The course is a 200-level science-rich course for environmental studies majors. Using a data-rich and active-learning classroom approach coupled with term-long team projects, we tackle thorny questions that also baffle researchers. How fast can climate change, and why? What is the evidence and how strong or shaky is it? Is abrupt climate change in our future? How does past civilization "collapse" link to abrupt climate change? The course opens with Kolbert's Field Notes from a Catastrophe, anchoring students in today's issues of climate change with some captivating storytelling. We read and discuss a range of literature articles on climate change, along with Alley's book, Two-Mile Time Machine. We also take on Gladwell's Tipping Point for a context related to human social networks. We engage in short case studies on the Maya and Natufians related to abrupt climate change of different magnitudes. In addition, the course is largely driven by projects where diverse student teams, united by a common interest (water, natural resources, energy, indigenous cultures...), create a website that tells a story at the intersection of abrupt climate change and their shared interest. Each website is produced in connection to a partner organization chosen by students, so academic civic engagement is a key feature.

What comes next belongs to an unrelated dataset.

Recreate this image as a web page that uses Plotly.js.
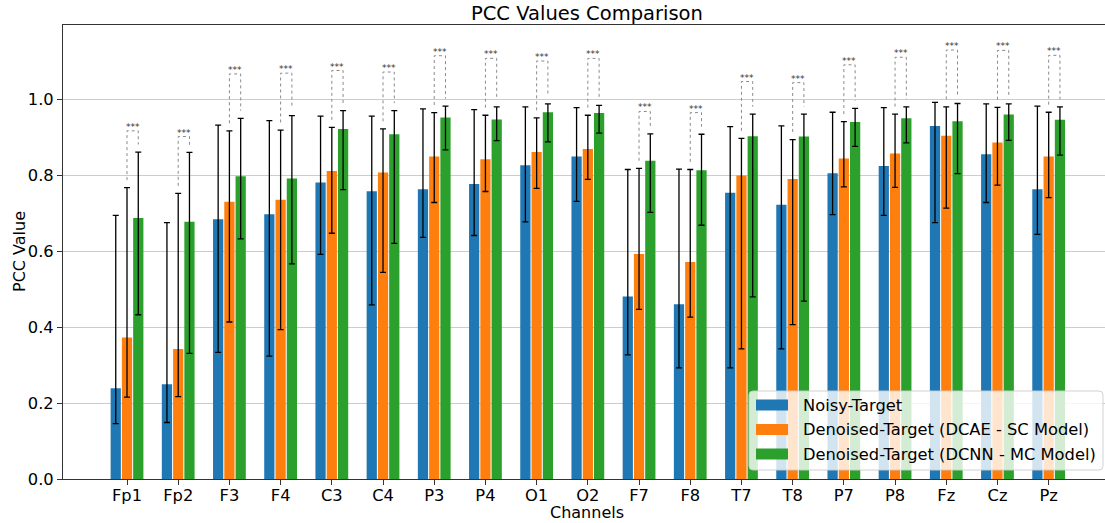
<!DOCTYPE html>
<html>
<head>
<meta charset="utf-8">
<script src="https://cdn.plot.ly/plotly-3.0.1.min.js"></script>
<style>
  html, body { margin: 0; padding: 0; background: #ffffff; }
  #chart { width: 1105px; height: 523px; }
</style>
</head>
<body>
<div id="chart"></div>
<script>
// EEG channels on the x axis
const channels = ['Fp1', 'Fp2', 'F3', 'F4', 'C3', 'C4', 'P3', 'P4', 'O1', 'O2',
                  'F7', 'F8', 'T7', 'T8', 'P7', 'P8', 'Fz', 'Cz', 'Pz'];

// Noisy signal vs. clean target
const noisyMean  = [0.239, 0.250, 0.685, 0.698, 0.782, 0.759, 0.764, 0.778, 0.827, 0.850,
                    0.481, 0.461, 0.755, 0.723, 0.806, 0.825, 0.931, 0.856, 0.764];
const noisyUpper = [0.695, 0.676, 0.933, 0.945, 0.957, 0.957, 0.976, 0.974, 0.981, 0.979,
                    0.816, 0.817, 0.929, 0.931, 0.967, 0.979, 0.993, 0.989, 0.983];
const noisyLower = [0.146, 0.149, 0.334, 0.324, 0.592, 0.459, 0.637, 0.642, 0.678, 0.732,
                    0.327, 0.293, 0.293, 0.343, 0.697, 0.695, 0.676, 0.729, 0.645];

// Single-channel DCAE output vs. clean target
const dcaeMean  = [0.373, 0.343, 0.731, 0.736, 0.812, 0.808, 0.850, 0.843, 0.862, 0.870,
                   0.593, 0.572, 0.800, 0.791, 0.845, 0.858, 0.905, 0.887, 0.850];
const dcaeUpper = [0.768, 0.753, 0.918, 0.920, 0.927, 0.923, 0.966, 0.959, 0.952, 0.959,
                   0.819, 0.816, 0.898, 0.895, 0.942, 0.962, 0.981, 0.980, 0.967];
const dcaeLower = [0.216, 0.217, 0.414, 0.394, 0.648, 0.545, 0.729, 0.758, 0.766, 0.790,
                   0.447, 0.427, 0.343, 0.407, 0.770, 0.769, 0.714, 0.775, 0.742];

// Multi-channel DCNN output vs. clean target
const dcnnMean  = [0.688, 0.678, 0.798, 0.792, 0.923, 0.909, 0.953, 0.948, 0.967, 0.965,
                   0.839, 0.814, 0.904, 0.903, 0.941, 0.951, 0.943, 0.961, 0.947];
const dcnnUpper = [0.862, 0.861, 0.951, 0.958, 0.971, 0.971, 0.983, 0.981, 0.989, 0.985,
                   0.910, 0.909, 0.962, 0.962, 0.977, 0.981, 0.990, 0.989, 0.981];
const dcnnLower = [0.433, 0.331, 0.633, 0.567, 0.763, 0.621, 0.868, 0.892, 0.889, 0.912,
                   0.703, 0.669, 0.480, 0.469, 0.877, 0.886, 0.805, 0.893, 0.854];

// Height of the significance bracket (DCAE vs. DCNN) above each channel
const sigHeight = [0.918, 0.903, 1.068, 1.070, 1.077, 1.073, 1.116, 1.109, 1.102, 1.109,
                   0.969, 0.966, 1.048, 1.045, 1.092, 1.112, 1.131, 1.130, 1.117];
const sigLabel = '***';

const seriesNames = ['Noisy-Target',
                     'Denoised-Target (DCAE - SC Model)',
                     'Denoised-Target (DCNN - MC Model)'];

// ---- styling / geometry ----
const colors = ['#1f77b4', '#ff7f0e', '#2ca02c'];
const FONT = 'DejaVu Sans, Liberation Sans, sans-serif';
const W = 1105, H = 523;
const M = {l: 63, r: 0, t: 25, b: 44};
const AXES_CENTER_PX = 587;     // horizontal centre of the axes box
const BAR_W = 0.2, STEP = 0.22;
const LEG_GAP = 0.02;           // gap between error-bar cap and bracket leg

const idx = channels.map((_, i) => i);

// pixel -> paper helpers for overlay items
const PW = W - M.l - M.r, PH = H - M.t - M.b;
const px = v => (v - M.l) / PW;
const py = v => (H - M.b - v) / PH;

function barTrace(k, mean, upper, lower) {
  return {
    type: 'bar',
    name: seriesNames[k],
    x: idx,
    y: mean,
    width: BAR_W,
    offset: (k - 1) * STEP - BAR_W / 2,
    marker: {color: colors[k], line: {width: 0}},
    error_y: {
      type: 'data',
      symmetric: false,
      array: upper.map((u, i) => u - mean[i]),
      arrayminus: lower.map((l, i) => mean[i] - l),
      color: '#000000',
      thickness: 1.3,
      width: 3
    },
    showlegend: false,
    hoverinfo: 'skip'
  };
}

// significance brackets: dotted line from the DCAE bar to the DCNN bar
const bx = [], by = [];
idx.forEach(i => {
  const xa = i, xb = i + STEP;
  bx.push(xa, xa, xb, xb, null);
  by.push(dcaeUpper[i] + LEG_GAP, sigHeight[i], sigHeight[i], dcnnUpper[i] + LEG_GAP, null);
});
const bracketTrace = {
  type: 'scatter', mode: 'lines', x: bx, y: by,
  line: {color: '#8a8a8a', width: 1, dash: 'dot'},
  showlegend: false, hoverinfo: 'skip', connectgaps: false
};

const data = [
  bracketTrace,
  barTrace(0, noisyMean, noisyUpper, noisyLower),
  barTrace(1, dcaeMean, dcaeUpper, dcaeLower),
  barTrace(2, dcnnMean, dcnnUpper, dcnnLower)
];

const annotations = idx.map(i => ({
  x: i + STEP / 2, y: sigHeight[i], xref: 'x', yref: 'y',
  text: sigLabel, showarrow: false, yanchor: 'bottom', xanchor: 'center',
  yshift: -3,
  font: {family: FONT, size: 9, color: '#333333'}
}));

// chart title and axis titles
annotations.push({
  x: px(AXES_CENTER_PX), y: py(14), xref: 'paper', yref: 'paper',
  text: 'PCC Values Comparison', showarrow: false,
  xanchor: 'center', yanchor: 'middle',
  font: {family: FONT, size: 19.5, color: '#000000'}
});
annotations.push({
  x: px(AXES_CENTER_PX), y: py(512), xref: 'paper', yref: 'paper',
  text: 'Channels', showarrow: false,
  xanchor: 'center', yanchor: 'middle',
  font: {family: FONT, size: 16, color: '#000000'}
});
annotations.push({
  x: px(19), y: py((M.t + H - M.b) / 2), xref: 'paper', yref: 'paper',
  text: 'PCC Value', showarrow: false, textangle: -90,
  xanchor: 'center', yanchor: 'middle',
  font: {family: FONT, size: 16, color: '#000000'}
});

// legend box drawn in pixel geometry, converted to paper coordinates
const shapes = [];
const box = {x0: 749, x1: 1103, y0: 391, y1: 470, r: 4};
shapes.push({
  type: 'path', xref: 'paper', yref: 'paper',
  path: (() => {
    const {x0, x1, y0, y1, r} = box;
    const P = (x, y) => `${px(x)},${py(y)}`;
    return `M${P(x0 + r, y0)} L${P(x1 - r, y0)} Q${P(x1, y0)} ${P(x1, y0 + r)} ` +
           `L${P(x1, y1 - r)} Q${P(x1, y1)} ${P(x1 - r, y1)} L${P(x0 + r, y1)} ` +
           `Q${P(x0, y1)} ${P(x0, y1 - r)} L${P(x0, y0 + r)} Q${P(x0, y0)} ${P(x0 + r, y0)} Z`;
  })(),
  fillcolor: 'rgba(255,255,255,0.8)',
  line: {color: 'rgba(204,204,204,0.9)', width: 1},
  layer: 'above'
});
const rowY = [405, 429.5, 454];
seriesNames.forEach((name, k) => {
  shapes.push({
    type: 'rect', xref: 'paper', yref: 'paper',
    x0: px(756), x1: px(788), y0: py(rowY[k] + 5.5), y1: py(rowY[k] - 5.5),
    fillcolor: colors[k], line: {width: 0}, layer: 'above'
  });
  annotations.push({
    x: px(801), y: py(rowY[k]), xref: 'paper', yref: 'paper',
    text: name, showarrow: false, xanchor: 'left', yanchor: 'middle',
    font: {family: FONT, size: 16.3, color: '#000000'}
  });
});

const layout = {
  width: W, height: H,
  margin: M,
  paper_bgcolor: '#ffffff', plot_bgcolor: '#ffffff',
  font: {family: FONT, size: 16, color: '#000000'},
  barmode: 'overlay',
  showlegend: false,
  xaxis: {
    range: [-1.25, 19.1],
    tickmode: 'array', tickvals: idx, ticktext: channels,
    ticks: 'outside', ticklen: 5, tickwidth: 1, tickcolor: '#333333',
    ticklabelstandoff: -4,
    showgrid: false, zeroline: false,
    showline: true, linecolor: '#333333', linewidth: 1, mirror: true,
    tickfont: {family: FONT, size: 16.3, color: '#000000'}
  },
  yaxis: {
    range: [0, 1.197],
    tickmode: 'array', tickvals: [0, 0.2, 0.4, 0.6, 0.8, 1.0], tickformat: '.1f',
    ticks: 'outside', ticklen: 5, tickwidth: 1, tickcolor: '#333333',
    showgrid: true, gridcolor: '#cccccc', gridwidth: 1,
    zeroline: false,
    showline: true, linecolor: '#333333', linewidth: 1,
    tickfont: {family: FONT, size: 16.3, color: '#000000'}
  },
  shapes: shapes,
  annotations: annotations
};

Plotly.newPlot('chart', data, layout, {staticPlot: true, displayModeBar: false});
</script>
</body>
</html>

Multiple contexts. Students begin by playing the Tip-It game on the first day of class. I ask them to play the game and carefully record their observations of the systems. I argue that some "essential features" of complex systems are exemplified in the game. We make a class list of these features, an dthen revisit and revise it several times throughout the term. We next encounter abrupt change in climate systems, and then in human social networks. Our case studies on human civilization collapse raise yet another set of issues around abrupt change. On the team projects, students have their last deep learning experience about abrupt change. On the team projects, students have their last deep learning experience about abrupt change. Some of their most profound learning grows from thinking about how to connect the science of abrupt climate change to their topic, and how to educate the public to move from a paradigm of gradual to abrupt change. Finally, we explicitly contrast the behavior of simple linear systems with complex ones – often on a spontaneous basis as questions arise in class.

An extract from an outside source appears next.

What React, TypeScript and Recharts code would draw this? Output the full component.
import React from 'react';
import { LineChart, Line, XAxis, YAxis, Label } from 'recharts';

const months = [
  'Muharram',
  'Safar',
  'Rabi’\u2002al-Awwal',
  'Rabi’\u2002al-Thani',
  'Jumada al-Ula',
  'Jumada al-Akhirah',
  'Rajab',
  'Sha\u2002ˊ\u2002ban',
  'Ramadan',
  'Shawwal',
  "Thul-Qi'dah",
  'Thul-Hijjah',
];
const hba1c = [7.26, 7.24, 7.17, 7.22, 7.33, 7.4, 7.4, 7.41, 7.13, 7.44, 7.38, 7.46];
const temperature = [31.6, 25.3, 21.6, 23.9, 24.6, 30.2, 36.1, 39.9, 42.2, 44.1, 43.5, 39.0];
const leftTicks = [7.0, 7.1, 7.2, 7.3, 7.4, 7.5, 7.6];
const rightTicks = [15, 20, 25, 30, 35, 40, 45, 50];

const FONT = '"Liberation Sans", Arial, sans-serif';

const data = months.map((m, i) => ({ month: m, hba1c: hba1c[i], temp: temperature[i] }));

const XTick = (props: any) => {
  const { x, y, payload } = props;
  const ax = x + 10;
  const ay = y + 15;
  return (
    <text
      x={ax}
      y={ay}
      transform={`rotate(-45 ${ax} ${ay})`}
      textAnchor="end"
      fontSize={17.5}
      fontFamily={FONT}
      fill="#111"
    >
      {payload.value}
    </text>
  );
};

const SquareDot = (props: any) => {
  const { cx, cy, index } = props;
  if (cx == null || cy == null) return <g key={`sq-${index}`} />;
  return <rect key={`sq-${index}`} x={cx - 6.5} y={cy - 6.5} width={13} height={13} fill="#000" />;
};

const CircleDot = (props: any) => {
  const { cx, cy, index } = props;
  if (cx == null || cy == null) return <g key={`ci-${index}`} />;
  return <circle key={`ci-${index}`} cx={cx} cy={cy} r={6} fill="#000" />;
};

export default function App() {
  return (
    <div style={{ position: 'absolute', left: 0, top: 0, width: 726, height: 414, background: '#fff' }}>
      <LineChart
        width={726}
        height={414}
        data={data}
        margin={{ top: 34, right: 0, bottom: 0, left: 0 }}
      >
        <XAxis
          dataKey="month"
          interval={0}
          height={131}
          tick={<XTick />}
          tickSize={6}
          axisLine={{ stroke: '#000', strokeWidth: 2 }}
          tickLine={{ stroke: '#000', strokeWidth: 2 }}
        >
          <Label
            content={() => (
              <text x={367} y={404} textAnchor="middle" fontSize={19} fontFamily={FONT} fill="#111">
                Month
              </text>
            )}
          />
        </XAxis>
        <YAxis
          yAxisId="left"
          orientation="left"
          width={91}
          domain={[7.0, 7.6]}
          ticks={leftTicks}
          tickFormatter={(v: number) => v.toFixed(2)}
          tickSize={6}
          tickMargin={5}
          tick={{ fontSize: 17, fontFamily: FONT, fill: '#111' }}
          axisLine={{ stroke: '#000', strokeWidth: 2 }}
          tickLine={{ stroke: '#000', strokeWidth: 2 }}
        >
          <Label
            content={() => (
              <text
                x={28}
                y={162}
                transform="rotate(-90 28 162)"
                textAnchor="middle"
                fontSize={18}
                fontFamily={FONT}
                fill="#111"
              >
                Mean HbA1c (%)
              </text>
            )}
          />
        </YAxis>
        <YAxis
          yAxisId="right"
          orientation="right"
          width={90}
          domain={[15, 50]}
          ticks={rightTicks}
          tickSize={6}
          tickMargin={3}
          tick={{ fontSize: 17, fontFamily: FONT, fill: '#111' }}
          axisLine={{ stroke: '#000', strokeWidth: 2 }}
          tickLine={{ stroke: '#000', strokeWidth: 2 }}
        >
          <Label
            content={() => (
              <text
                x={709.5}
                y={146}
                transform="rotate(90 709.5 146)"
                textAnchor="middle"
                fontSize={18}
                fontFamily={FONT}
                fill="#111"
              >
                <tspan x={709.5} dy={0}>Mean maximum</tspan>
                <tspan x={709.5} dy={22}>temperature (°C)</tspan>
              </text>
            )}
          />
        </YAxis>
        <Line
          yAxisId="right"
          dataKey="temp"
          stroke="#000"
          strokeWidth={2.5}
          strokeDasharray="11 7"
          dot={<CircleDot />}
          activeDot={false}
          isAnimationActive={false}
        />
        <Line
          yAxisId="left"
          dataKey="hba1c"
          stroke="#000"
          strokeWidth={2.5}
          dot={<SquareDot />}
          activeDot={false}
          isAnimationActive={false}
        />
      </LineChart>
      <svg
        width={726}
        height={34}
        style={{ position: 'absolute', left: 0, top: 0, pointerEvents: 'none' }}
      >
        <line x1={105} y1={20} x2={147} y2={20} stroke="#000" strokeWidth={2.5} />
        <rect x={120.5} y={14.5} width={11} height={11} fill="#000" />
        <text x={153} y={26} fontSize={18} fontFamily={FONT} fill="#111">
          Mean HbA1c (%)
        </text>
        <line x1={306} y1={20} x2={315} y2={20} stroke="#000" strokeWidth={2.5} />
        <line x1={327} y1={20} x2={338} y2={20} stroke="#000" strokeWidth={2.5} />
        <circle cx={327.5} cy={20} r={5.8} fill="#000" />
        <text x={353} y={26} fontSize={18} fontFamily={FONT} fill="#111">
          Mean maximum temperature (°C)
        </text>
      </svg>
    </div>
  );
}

Recursive teaching and learning. The most recursive feature of the pedagogy is the approach to using historical climate data. We begin by looking at proxies of local and global temperature in the last 100 years. Then we go back several hundred years, several thousand, 10,000, 20,000, 1 million, and 2 million years. We also look into very deep time (several billion years) to explore earth's hothouse and icebox periods. Each time the time window opens further back in geological time, the data set also contains all prior data sets. We often have to either re-interpret the most recent data and/or revise our understanding in light of new data. In this sense, the "data game" we play all term is recursive. We also play the same game with theories for abrupt climate change on various time scales. There is a strong interplay as well between data and theory- a huge theme in the course. Finally, as noted above, we keep revisiting our list of "essential features of complex systems." These ideas eventually get incorporated into each website in a way that fits with the project context. Some teams decide to emphasize hysteresis or the role of noise in threshold crossing, while others focus more on feedbacks, tipping points, or emergent behavior.

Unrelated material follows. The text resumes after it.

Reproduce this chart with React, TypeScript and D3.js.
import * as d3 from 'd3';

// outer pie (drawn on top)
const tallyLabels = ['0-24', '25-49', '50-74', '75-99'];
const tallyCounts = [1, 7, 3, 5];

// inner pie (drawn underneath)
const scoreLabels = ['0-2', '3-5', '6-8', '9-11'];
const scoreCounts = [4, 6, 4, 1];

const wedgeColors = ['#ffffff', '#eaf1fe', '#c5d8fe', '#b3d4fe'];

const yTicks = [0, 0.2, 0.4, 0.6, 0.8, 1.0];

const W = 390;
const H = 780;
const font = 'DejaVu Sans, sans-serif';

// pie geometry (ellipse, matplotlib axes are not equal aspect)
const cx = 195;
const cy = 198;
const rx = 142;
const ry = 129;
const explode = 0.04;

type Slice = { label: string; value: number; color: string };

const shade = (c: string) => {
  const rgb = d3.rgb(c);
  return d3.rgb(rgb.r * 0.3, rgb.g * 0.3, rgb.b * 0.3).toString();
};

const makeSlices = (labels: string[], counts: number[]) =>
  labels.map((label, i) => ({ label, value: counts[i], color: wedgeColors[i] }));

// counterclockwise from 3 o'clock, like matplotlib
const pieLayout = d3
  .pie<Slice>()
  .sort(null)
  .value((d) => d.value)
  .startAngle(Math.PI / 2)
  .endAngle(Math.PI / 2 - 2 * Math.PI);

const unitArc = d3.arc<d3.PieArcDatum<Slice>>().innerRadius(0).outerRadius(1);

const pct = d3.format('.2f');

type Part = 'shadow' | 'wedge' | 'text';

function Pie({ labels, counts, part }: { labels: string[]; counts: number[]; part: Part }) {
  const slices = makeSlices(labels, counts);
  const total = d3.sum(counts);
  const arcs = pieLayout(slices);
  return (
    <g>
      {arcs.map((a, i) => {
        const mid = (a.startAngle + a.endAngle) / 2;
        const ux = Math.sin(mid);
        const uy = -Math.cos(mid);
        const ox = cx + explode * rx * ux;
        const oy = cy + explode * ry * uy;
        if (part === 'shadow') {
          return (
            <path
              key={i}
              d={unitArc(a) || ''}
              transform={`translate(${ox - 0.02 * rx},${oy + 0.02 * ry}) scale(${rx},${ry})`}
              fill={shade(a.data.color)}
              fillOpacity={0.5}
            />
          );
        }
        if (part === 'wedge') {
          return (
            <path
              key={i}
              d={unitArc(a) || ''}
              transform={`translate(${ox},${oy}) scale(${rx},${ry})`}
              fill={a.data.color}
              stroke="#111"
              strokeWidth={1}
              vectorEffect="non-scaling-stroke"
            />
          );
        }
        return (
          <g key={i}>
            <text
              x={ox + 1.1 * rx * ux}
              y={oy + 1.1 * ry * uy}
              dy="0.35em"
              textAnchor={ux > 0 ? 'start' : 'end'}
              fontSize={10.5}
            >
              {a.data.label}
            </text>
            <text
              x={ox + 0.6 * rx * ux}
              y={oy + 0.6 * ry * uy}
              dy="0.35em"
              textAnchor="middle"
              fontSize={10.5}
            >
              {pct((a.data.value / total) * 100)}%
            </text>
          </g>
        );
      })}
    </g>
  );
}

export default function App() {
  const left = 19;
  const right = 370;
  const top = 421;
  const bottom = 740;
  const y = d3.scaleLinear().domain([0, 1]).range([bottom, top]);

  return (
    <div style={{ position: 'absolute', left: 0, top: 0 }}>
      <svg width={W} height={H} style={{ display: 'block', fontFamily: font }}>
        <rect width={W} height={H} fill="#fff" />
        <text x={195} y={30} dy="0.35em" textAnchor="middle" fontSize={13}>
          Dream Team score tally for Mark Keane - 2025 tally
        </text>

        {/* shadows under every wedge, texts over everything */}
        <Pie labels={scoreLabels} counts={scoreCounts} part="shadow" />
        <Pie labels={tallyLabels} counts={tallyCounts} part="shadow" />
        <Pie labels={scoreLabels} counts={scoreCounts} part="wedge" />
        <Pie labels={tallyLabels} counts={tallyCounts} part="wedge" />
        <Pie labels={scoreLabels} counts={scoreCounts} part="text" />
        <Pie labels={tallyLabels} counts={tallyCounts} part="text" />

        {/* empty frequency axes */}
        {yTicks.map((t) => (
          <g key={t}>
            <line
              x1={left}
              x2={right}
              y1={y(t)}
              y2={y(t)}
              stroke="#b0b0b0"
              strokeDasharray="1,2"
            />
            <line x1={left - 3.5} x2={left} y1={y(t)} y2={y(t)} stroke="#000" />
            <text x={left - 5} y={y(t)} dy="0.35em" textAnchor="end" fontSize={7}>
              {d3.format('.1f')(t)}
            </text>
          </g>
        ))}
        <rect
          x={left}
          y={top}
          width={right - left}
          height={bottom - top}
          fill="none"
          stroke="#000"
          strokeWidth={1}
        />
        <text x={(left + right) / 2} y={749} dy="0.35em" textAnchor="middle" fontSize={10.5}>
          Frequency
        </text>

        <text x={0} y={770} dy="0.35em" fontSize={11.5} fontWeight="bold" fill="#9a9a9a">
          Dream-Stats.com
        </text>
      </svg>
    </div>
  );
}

Analogic and integrative assessments. This student work initially operates explicitly at the boundary between two contexts for abrupt change – at the interface between natural and human networks. While we are discussing the Alley and Gladwell books, I have students write a paper where they take concepts and terms in one kind of network, and make analogies to the other network – in an attempt to "learn something new about complex systems." A student might choose, for example, try to apply Gladwell's concept of "the connector" to thinking more carefully about the ocean's thermohaline circulation. My own scholarship in teaching and learning, through analysis of this student writing, has led to a taxonomy for integrative learning that has a developmental axis to it (ask me more about this at the workshop). I find that the direct, explicit approach to comparing two system types serves to deepen understanding about both commonalities and context-specific aspects of system behavior. It helps move students from abstract concepts to multiple and concrete examples of how these ideas play out in real systems. Finally, in the team project, students are asked to make analogies for key ideas about complex system behavior. I will never forget the day in class when one team proposed that we could think of stochastic resonance in the following way: as a team of trampoline jumpers, jumping up and down mostly in unison and to large heights in a periodic fashion – disturbed by 1 more "noise" jumper added enough in-phase amplitude to a periodic jumper to cross a threshold that flipped the periodic jumper entirely off the trampoline! "State flip induced by noise coupled to periodic processes," they cried.